The exponential term in the Shockley equation dominates the current once the applied voltage V surpasses the thermal voltage (kT/q, ~26 mV at room temp) multiplied by the ideality factor. For silicon, the combination of the built-in potential and the exponential rise creates the common observation of a 'turn-on' voltage around 0.6-0.7V. This is not a fixed threshold but a region where the exponential function's value becomes very large very quickly.
What does the ideality factor (η) represent, and why isn't it always 1?
An ideality factor of 1 represents an ideal diode where current is dominated by pure diffusion of carriers in the neutral regions. In real diodes, factors like carrier recombination or generation within the depletion region contribute to the current. These processes have a different voltage dependence, requiring η to be between 1 and 2 (often ~1 for silicon, ~2 for high recombination) to fit the measured I-V curve to the Shockley model.
How does temperature affect a diode?
Temperature has two primary effects. First, it exponentially increases the reverse saturation current (I_0), as more electron-hole pairs are thermally generated. Second, it increases the thermal voltage (kT/q), which 'softens' the exponential curve. In forward bias, these competing effects mean that for a fixed forward voltage, the current increases with temperature, a critical consideration for thermal stability in circuits.
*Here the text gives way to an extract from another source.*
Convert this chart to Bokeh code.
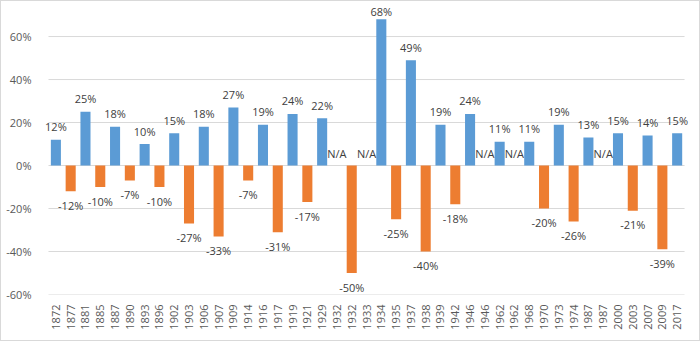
import math
from bokeh.plotting import figure
from bokeh.layouts import column
from bokeh.models import (ColumnDataSource, FixedTicker, PrintfTickFormatter, Range1d,
                          CustomJSTickFormatter, LabelSet)
from bokeh.core.properties import value
from bokeh.embed import file_html
from bokeh.resources import INLINE

# ---- data ----
years = ["1872", "1877", "1881", "1885", "1887", "1890", "1893", "1896", "1902", "1903",
         "1906", "1907", "1909", "1914", "1916", "1917", "1919", "1921", "1929", "1932",
         "1932", "1933", "1934", "1935", "1937", "1938", "1939", "1942", "1946", "1946",
         "1962", "1962", "1968", "1970", "1973", "1974", "1987", "1987", "2000", "2003",
         "2007", "2009", "2017"]
# percent returns; None = N/A
returns = [12, -12, 25, -10, 18, -7, 10, -10, 15, -27,
           18, -33, 27, -7, 19, -31, 24, -17, 22, None,
           -50, None, 68, -25, 49, -40, 19, -18, 24, None,
           11, None, 11, -20, 19, -26, 13, None, 15, -21,
           14, -39, 15]
y_ticks = [-60, -40, -20, 0, 20, 40, 60]

BLUE = "#5B9BD5"
ORANGE = "#ED7D31"
TXT = "#595959"
LBL = "#404040"
GRID = "#D9D9D9"
FONT = "Open Sans"

n = len(years)
idx = list(range(n))
Y_TOP = 76.3
bars = ColumnDataSource(dict(
    x=[i for i, v in zip(idx, returns) if v is not None],
    top=[v for v in returns if v is not None],
    color=[BLUE if v > 0 else ORANGE for v in returns if v is not None],
))
pos_vals = [(i, v) for i, v in zip(idx, returns) if v is not None and v > 0]
pos = ColumnDataSource(dict(
    x=[i for i, v in pos_vals],
    y=[v for i, v in pos_vals],
    text=[f"{v}%" for i, v in pos_vals],
    # labels near the top edge are pulled closer to their bar (as the spreadsheet does)
    off=[13 if v < Y_TOP - 12 else 8 for i, v in pos_vals],
))
neg = ColumnDataSource(dict(
    x=[i for i, v in zip(idx, returns) if v is not None and v < 0],
    y=[v for v in returns if v is not None and v < 0],
    text=[f"{v}%" for v in returns if v is not None and v < 0],
))
na = ColumnDataSource(dict(
    x=[i for i, v in zip(idx, returns) if v is None],
    y=[0 for v in returns if v is None],
    text=["N/A" for v in returns if v is None],
))

# plot frame extended a bit beyond the category area so data labels are not clipped
p = figure(width=698, height=339, output_backend="svg", toolbar_location=None,
           x_range=Range1d(-1.04, n + 0.51), y_range=Range1d(-60, Y_TOP),
           min_border_left=39, min_border_right=0, min_border_top=0, min_border_bottom=46)
p.outline_line_color = None
p.background_fill_color = "white"
p.border_fill_color = "white"

# horizontal gridlines over the category area only
p.segment(x0=-0.5, x1=n - 0.5, y0=y_ticks, y1=y_ticks, line_color=GRID, line_width=1)

p.vbar(x="x", top="top", bottom=0, width=0.68, fill_color="color", line_color=None, source=bars)

common = dict(x="x", y="y", text="text", text_align="center", text_baseline="middle",
              text_font=value(FONT), text_font_size="11px", text_color=LBL)
p.add_layout(LabelSet(source=pos, y_offset="off", **common))
p.add_layout(LabelSet(source=neg, y_offset=-14, **common))
p.add_layout(LabelSet(source=na, y_offset=12, **common))

# axes
p.yaxis.ticker = FixedTicker(ticks=y_ticks)
p.yaxis.formatter = PrintfTickFormatter(format="%d%%")
p.yaxis.axis_line_color = None
p.yaxis.major_tick_line_color = None
p.yaxis.minor_tick_line_color = None
p.yaxis.major_label_standoff = 3
p.yaxis.major_label_text_font = FONT
p.yaxis.major_label_text_font_size = "11px"
p.yaxis.major_label_text_color = TXT

p.xaxis.ticker = FixedTicker(ticks=idx)
p.xaxis.formatter = CustomJSTickFormatter(args=dict(labels=years),
                                          code="const i = Math.round(tick); return (i >= 0 && i < labels.length) ? labels[i] : '';")
p.xaxis.major_label_orientation = math.pi / 2
p.xaxis.axis_line_color = None
p.xaxis.major_tick_line_color = None
p.xaxis.minor_tick_line_color = None
p.xaxis.major_label_standoff = 4
p.xaxis.major_label_text_font = FONT
p.xaxis.major_label_text_font_size = "11px"
p.xaxis.major_label_text_color = TXT

p.xgrid.grid_line_color = None
p.ygrid.grid_line_color = None

layout = column(p, styles={"border": "1px solid #D9D9D9", "background-color": "white"})

open("out.html", "w").write(file_html(layout, INLINE))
Does the diode conduct in reverse bias?
Yes, but very little. The Shockley equation predicts a small, essentially constant reverse saturation current (-I_0) for reverse biases larger than a few kT/q. This current is due to the minority carriers diffusing to the junction and being swept across by the built-in field. This model does not include reverse breakdown (Zener or avalanche), which occurs at much higher reverse voltages.